How Employers Can Support Contact Tracing
Testing and tracing are a critical part of the nation’s response to the threat COVID-19 poses to public health and economic recovery.
Contact tracing is something organizations of all sizes can do to stop the spread of the virus.
Whenever someone tests positive for COVID-19, it is important to identify individuals who may have been exposed to the virus and notify them of the steps they can take to protect themselves and others from further infection.
Well-coordinated contact tracing efforts can prevent business closures and future cases of COVID-19. The action steps below are based on guidance from the CDC and best practices from employers:
Assign Someone to Manage COVID-19 Issues: The POC will manage workplace health and safety plans. Free contact tracing courses are offered by The Association of State and Territorial Health Officials and Johns Hopkins.
Maintain Accurate Contact Information: Do you have the ability to contact every employee, vendor or customer who might need to know that they had prolonged contact with someone who was later found to be infected with COVID-19? Make sure employee contact information is up to date. If possible, ask customers to sign-in with their name, phone number, and the date and time when they enter your business. As needed, you can share this information with local public health officials to use during the contact-tracing process.
Administer Daily Health Screenings: Ask employees screening questions prior to the start of each working shift to identify potential COVID-19 cases.
Respond Swiftly to COVID-19 Cases and Exposures: Identify and inform employees who had close contact with a confirmed or suspected case of COVID-19. Trace close contacts back to 48 hours prior to a positive COVID-19 test or the onset of symptoms. Do not disclose the name of the employee with the COVID-19 case unless the employee provides consent.
Communicate with Employees: Educate employees on how COVID-19 most commonly spreads through close contact. Direct employees to report COVID-19 symptoms, a positive test, or exposure to a confirmed COVID-19 case. Encourage employees with confirmed or suspected cases of COVID-19 to speak with public health workers. Reference the CDC’s guidance for isolation after confirmed or suspected cases of COVID-19.
Accept Interviews with Health Departments: Answer the phone. It sounds easy, but contact tracers are still struggling to get people to answer their calls.

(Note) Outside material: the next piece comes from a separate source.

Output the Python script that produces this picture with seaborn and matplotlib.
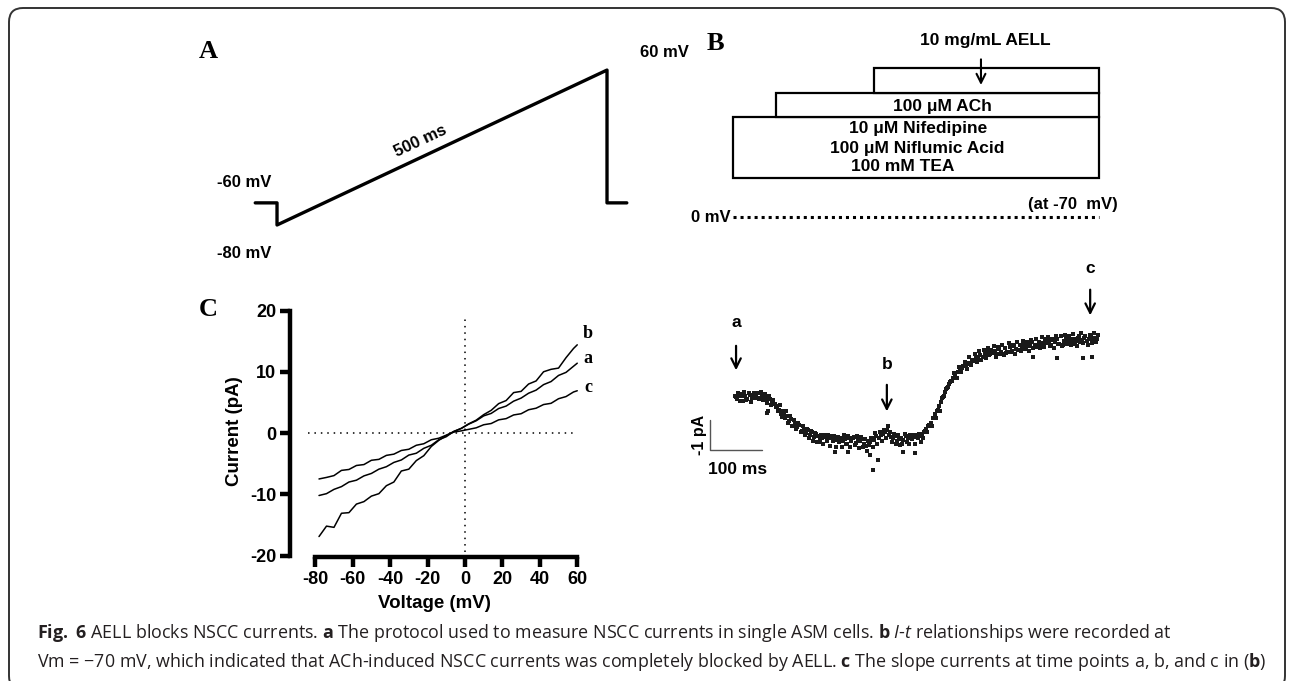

Health department personnel may contact employers when investigating a confirmed or probable case of COVID-19. Provide potential contacts who worked in the same area and on the same shift as an individual with a confirmed or probable case of COVID-19. Share workplace records of customers and community members who may have been exposed to COVID-19.
For additional information, reference the CDC’s full guidance and easy to read resource on contact tracing as well as FAQs for suspected or confirmed cases of COVID-19. Use our fact sheet to share this information within your business and networks.
Approaches to contact tracing share basic elements but can differ in terms of technology; traditional contact tracing uses telephone and in-person contact; newer approaches use mobile apps and data. Governments need to evaluate the implications of alternative approaches to tracing for privacy and individual liberties.